Altogether, 3/4 hour. 

The Pudding is called ‘General Satisfaction’.

3 sponge cakes. 2 tablespoonfuls of strawberry or other jam. 1 wineglass of sherry. Rather more than ½ a pint of milk. 4 eggs. 1 tablespoonful of sugar. A little pastry.

Line a pie-dish with a little pastry. Spread the jam at the bottom, and lay on it the sponge cakes, cut in halves. Beat one whole egg and three yolks well together. Mix with the sugar and milk, and pour over the sponge cakes

Bake in a moderate oven until the custard is set. Beat the three whites stiffly, and lay on the top of the pudding. Put into a cool oven until the whites are set, and of a pale fawn colour. This pudding may be served hot or cold


Life of a Kitchen Maid

This advert pricked my interest as it is in Kingston Upon Thames where I was born.

A magazine advert from 1887

Bearfield Road is still there as is the house.

What kind of life did a kitchen maid have though.

Domestic servants are a class in society no less essential to its welfare and convenience than the equivalent in subsistence and money which, for service done, that class receives, is essential to the well-being of each individual belonging to it. An encyclopæaedia of domestic economy by Thomas Webster 1845

Well better than a scullery maid but not by much. A Kitchen maids salary was slightly more than that of the scullery maid. She got a whopping salary of  £15.00 per year and would have worked from 6.30am but until 9.30pm with one afternoon off per week.

Duties of Cook, Kitchen-maid, and Scullion.

The routine duties of cook, kitchen-maid, and scullion being intermingled, can scarcely admit of separate descriptions. The cook directs the whole business of the kitchen; the others assist in its performance; she is responsible for the mode in which it is conducted and performed, and must possess, therefore, adequate skill; they, on their part, have only to be active, cleanly, and obedient. To these domestics, early rising is of the utmost importance, and, as their hours of retiring to rest are less uncertain, and not dependent, as those of the servants in other departments, on the movements of the family, there can be neither hardship nor difficulty in their rising betimes, not later than 6 in the summer and 7 in the winter. If they fail in this, they will find that an hour lost in the morning may be run after, but never overtaken the rest of the day.” The inconvenience of late rising in these three domestics will not only affect their own, but the business also of many of the other servants.  An encyclopæaedia of domestic economy by Thomas Webster 1845

In the bigger households the head kitchen maid is an under-cook, that is she assumes many of the ordinary everyday cooking duties.
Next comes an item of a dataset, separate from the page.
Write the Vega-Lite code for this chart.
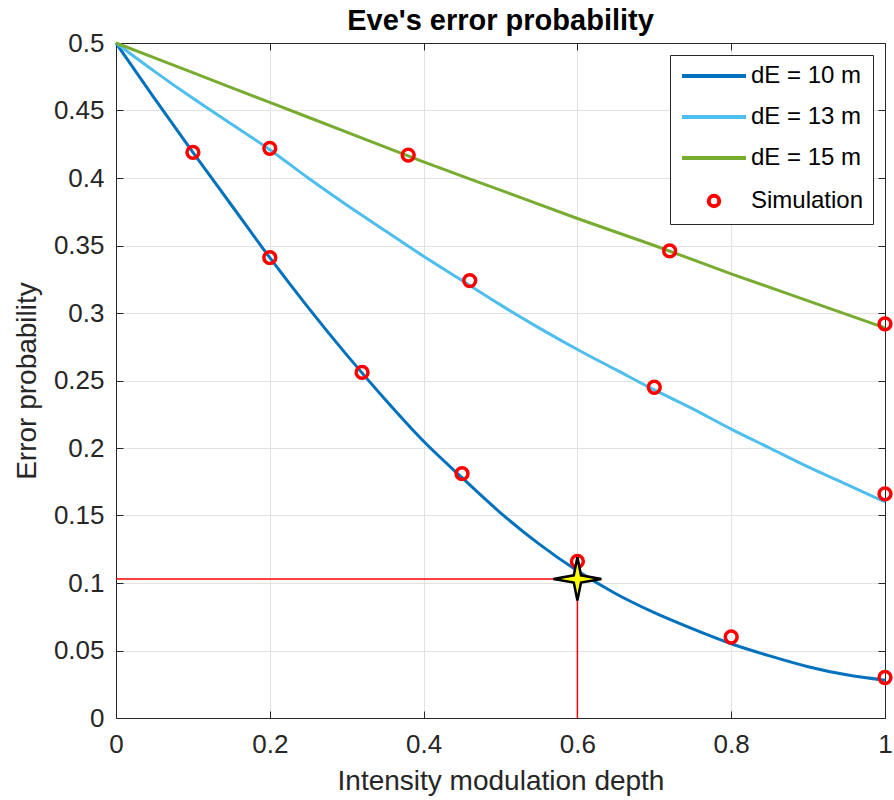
{
  "$schema": "https://vega.github.io/schema/vega-lite/v6.json",
  "width": 769,
  "height": 675,
  "autosize": {"type": "none"},
  "padding": {"left": 116, "top": 43, "right": 9, "bottom": 82},
  "background": "white",
  "title": {"text": "Eve's error probability", "fontSize": 29, "fontWeight": "bold", "color": "#000000", "anchor": "middle", "offset": -6},
  "config": {
    "font": "Liberation Sans",
    "view": {"stroke": "#262626", "strokeWidth": 1},
    "legend": {"labelFont": "Liberation Sans"}
  },
  "datasets": {
    "curves": [
      {"x": 0, "y": 0.5, "series": "dE = 10 m"}, {"x": 0.05, "y": 0.459, "series": "dE = 10 m"}, {"x": 0.1, "y": 0.419, "series": "dE = 10 m"}, {"x": 0.15, "y": 0.38, "series": "dE = 10 m"}, {"x": 0.2, "y": 0.341, "series": "dE = 10 m"}, {"x": 0.25, "y": 0.304, "series": "dE = 10 m"}, {"x": 0.3, "y": 0.269, "series": "dE = 10 m"}, {"x": 0.35, "y": 0.236, "series": "dE = 10 m"}, {"x": 0.4, "y": 0.205, "series": "dE = 10 m"}, {"x": 0.45, "y": 0.178, "series": "dE = 10 m"}, {"x": 0.5, "y": 0.152, "series": "dE = 10 m"}, {"x": 0.55, "y": 0.129, "series": "dE = 10 m"}, {"x": 0.6, "y": 0.109, "series": "dE = 10 m"}, {"x": 0.65, "y": 0.092, "series": "dE = 10 m"}, {"x": 0.7, "y": 0.078, "series": "dE = 10 m"}, {"x": 0.75, "y": 0.066, "series": "dE = 10 m"}, {"x": 0.8, "y": 0.055, "series": "dE = 10 m"}, {"x": 0.85, "y": 0.046, "series": "dE = 10 m"}, {"x": 0.9, "y": 0.038, "series": "dE = 10 m"}, {"x": 0.95, "y": 0.032, "series": "dE = 10 m"}, {"x": 1, "y": 0.028, "series": "dE = 10 m"},
      {"x": 0, "y": 0.5, "series": "dE = 13 m"}, {"x": 0.05, "y": 0.479, "series": "dE = 13 m"}, {"x": 0.1, "y": 0.459, "series": "dE = 13 m"}, {"x": 0.15, "y": 0.44, "series": "dE = 13 m"}, {"x": 0.2, "y": 0.421, "series": "dE = 13 m"}, {"x": 0.25, "y": 0.4, "series": "dE = 13 m"}, {"x": 0.3, "y": 0.38, "series": "dE = 13 m"}, {"x": 0.35, "y": 0.361, "series": "dE = 13 m"}, {"x": 0.4, "y": 0.342, "series": "dE = 13 m"}, {"x": 0.45, "y": 0.324, "series": "dE = 13 m"}, {"x": 0.5, "y": 0.306, "series": "dE = 13 m"}, {"x": 0.55, "y": 0.289, "series": "dE = 13 m"}, {"x": 0.6, "y": 0.273, "series": "dE = 13 m"}, {"x": 0.65, "y": 0.258, "series": "dE = 13 m"}, {"x": 0.7, "y": 0.243, "series": "dE = 13 m"}, {"x": 0.75, "y": 0.229, "series": "dE = 13 m"}, {"x": 0.8, "y": 0.214, "series": "dE = 13 m"}, {"x": 0.85, "y": 0.2, "series": "dE = 13 m"}, {"x": 0.9, "y": 0.186, "series": "dE = 13 m"}, {"x": 0.95, "y": 0.173, "series": "dE = 13 m"}, {"x": 1, "y": 0.16, "series": "dE = 13 m"},
      {"x": 0, "y": 0.5, "series": "dE = 15 m"}, {"x": 0.1, "y": 0.478, "series": "dE = 15 m"}, {"x": 0.2, "y": 0.456, "series": "dE = 15 m"}, {"x": 0.3, "y": 0.434, "series": "dE = 15 m"}, {"x": 0.4, "y": 0.412, "series": "dE = 15 m"}, {"x": 0.5, "y": 0.391, "series": "dE = 15 m"}, {"x": 0.6, "y": 0.37, "series": "dE = 15 m"}, {"x": 0.7, "y": 0.35, "series": "dE = 15 m"}, {"x": 0.8, "y": 0.329, "series": "dE = 15 m"}, {"x": 0.9, "y": 0.309, "series": "dE = 15 m"}, {"x": 1, "y": 0.289, "series": "dE = 15 m"}
    ],
    "sim": [
      {"x": 0.1, "y": 0.419, "series": "Simulation"}, {"x": 0.2, "y": 0.341, "series": "Simulation"}, {"x": 0.32, "y": 0.256, "series": "Simulation"}, {"x": 0.45, "y": 0.181, "series": "Simulation"}, {"x": 0.6, "y": 0.116, "series": "Simulation"}, {"x": 0.8, "y": 0.06, "series": "Simulation"}, {"x": 1, "y": 0.03, "series": "Simulation"},
      {"x": 0.2, "y": 0.422, "series": "Simulation"}, {"x": 0.46, "y": 0.324, "series": "Simulation"}, {"x": 0.7, "y": 0.245, "series": "Simulation"}, {"x": 1, "y": 0.166, "series": "Simulation"},
      {"x": 0.38, "y": 0.417, "series": "Simulation"}, {"x": 0.72, "y": 0.346, "series": "Simulation"}, {"x": 1, "y": 0.292, "series": "Simulation"}
    ],
    "guides": [
      {"x": 0, "x2": 0.6, "y": 0.103, "y2": 0.103},
      {"x": 0.6, "x2": 0.6, "y": 0, "y2": 0.103}
    ],
    "star": [{"x": 0.6, "y": 0.103}]
  },
  "resolve": {"axis": {"x": "independent", "y": "independent"}},
  "layer": [
    {
      "data": {"name": "curves"},
      "mark": {"type": "line", "strokeWidth": 3, "interpolate": "monotone"},
      "encoding": {
        "x": {"field": "x", "type": "quantitative", "scale": {"domain": [0, 1], "nice": false, "zero": false},
          "axis": {"values": [0, 0.2, 0.4, 0.6, 0.8, 1], "format": "~g", "labelFlush": false, "grid": true, "gridColor": "#e2e2e2", "domainColor": "#262626", "tickColor": "#262626", "tickSize": -7, "labelFontSize": 26, "labelColor": "#262626", "labelPadding": 20, "title": "Intensity modulation depth", "titleFontSize": 28, "titleFontWeight": "normal", "titleColor": "#262626", "titlePadding": 10}},
        "y": {"field": "y", "type": "quantitative", "scale": {"domain": [0, 0.5], "nice": false, "zero": false},
          "axis": {"values": [0, 0.05, 0.1, 0.15, 0.2, 0.25, 0.3, 0.35, 0.4, 0.45, 0.5], "format": "~g", "labelFlush": false, "grid": true, "gridColor": "#e2e2e2", "domainColor": "#262626", "tickColor": "#262626", "tickSize": -7, "labelFontSize": 26, "labelColor": "#262626", "labelPadding": 19, "title": "Error probability", "titleFontSize": 28, "titleFontWeight": "normal", "titleColor": "#262626", "titlePadding": 12}},
        "color": {"field": "series", "type": "nominal",
          "scale": {"domain": ["dE = 10 m", "dE = 13 m", "dE = 15 m", "Simulation"], "range": ["#0072BD", "#4DBEEE", "#77AC30", "#FF0000"]},
          "legend": {"title": null, "orient": "top-right", "offset": 12, "labelFontSize": 24, "labelColor": "#000000", "fillColor": "#ffffff", "strokeColor": "#262626", "padding": 9, "rowPadding": 17, "symbolSize": 110, "symbolStrokeWidth": 4, "symbolOffset": 23, "labelOffset": 25}}
      }
    },
    {
      "data": {"name": "sim"},
      "mark": {"type": "point", "filled": false, "strokeWidth": 3.5, "opacity": 1, "size": 140},
      "encoding": {
        "x": {"field": "x", "type": "quantitative", "scale": {"domain": [0, 1], "nice": false, "zero": false}, "axis": null},
        "y": {"field": "y", "type": "quantitative", "scale": {"domain": [0, 0.5], "nice": false, "zero": false}, "axis": null},
        "color": {"field": "series", "type": "nominal"},
        "shape": {"field": "series", "type": "nominal",
          "scale": {"domain": ["dE = 10 m", "dE = 13 m", "dE = 15 m", "Simulation"], "range": ["M-6.1,0H6.1", "M-6.1,0H6.1", "M-6.1,0H6.1", "circle"]},
          "legend": {"title": null}}
      }
    },
    {
      "data": {"name": "guides"},
      "mark": {"type": "rule", "color": "#FF0000", "strokeWidth": 1.5},
      "encoding": {
        "x": {"field": "x", "type": "quantitative", "scale": {"domain": [0, 1], "nice": false, "zero": false},
          "axis": {"orient": "top", "values": [0, 0.2, 0.4, 0.6, 0.8, 1], "labels": false, "grid": false, "title": null, "domainColor": "#262626", "tickColor": "#262626", "tickSize": -7}},
        "x2": {"field": "x2"},
        "y": {"field": "y", "type": "quantitative", "scale": {"domain": [0, 0.5], "nice": false, "zero": false},
          "axis": {"orient": "right", "values": [0, 0.05, 0.1, 0.15, 0.2, 0.25, 0.3, 0.35, 0.4, 0.45, 0.5], "labels": false, "grid": false, "title": null, "domainColor": "#262626", "tickColor": "#262626", "tickSize": -7}},
        "y2": {"field": "y2"}
      }
    },
    {
      "data": {"name": "star"},
      "mark": {"type": "point", "shape": "M0,-0.9L0.15,-0.15L1,0L0.15,0.15L0,0.9L-0.15,0.15L-1,0L-0.15,-0.15Z", "size": 2304, "filled": true, "fill": "#FFFF00", "stroke": "#000000", "strokeWidth": 2.5, "opacity": 1},
      "encoding": {
        "x": {"field": "x", "type": "quantitative", "scale": {"domain": [0, 1], "nice": false, "zero": false}, "axis": null},
        "y": {"field": "y", "type": "quantitative", "scale": {"domain": [0, 0.5], "nice": false, "zero": false}, "axis": null}
      }
    }
  ]
}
She will also be sweeping and cleaning the kitchen, larder, and other offices belonging to the kitchen together with the halls, stone steps at the house entrance, office passages, kitchen stairs, dec.

As well as this daily sweeping and dusting, she has to scour and wash all these places twice a week, and to scrub tables, shelves, and cupboards.

In smaller households will prepares vegetables, game and poultry, does the dairy-work, and bakes the bread.

If there is no stillroom maid, she makes the cakes for luncheon, tea and dessert and the rolls for breakfast. She keeps the kitchen clean and keeps things in order. So a busy  day indeed!

The Kitchen maid would only be allowed upstairs once a day, for morning prayers. Otherwise she spends all her time between her bedroom in the attic and the Kitchen.

Generally speaking she would dine in the kitchen with the scullery maid or in larger houses with the general staff.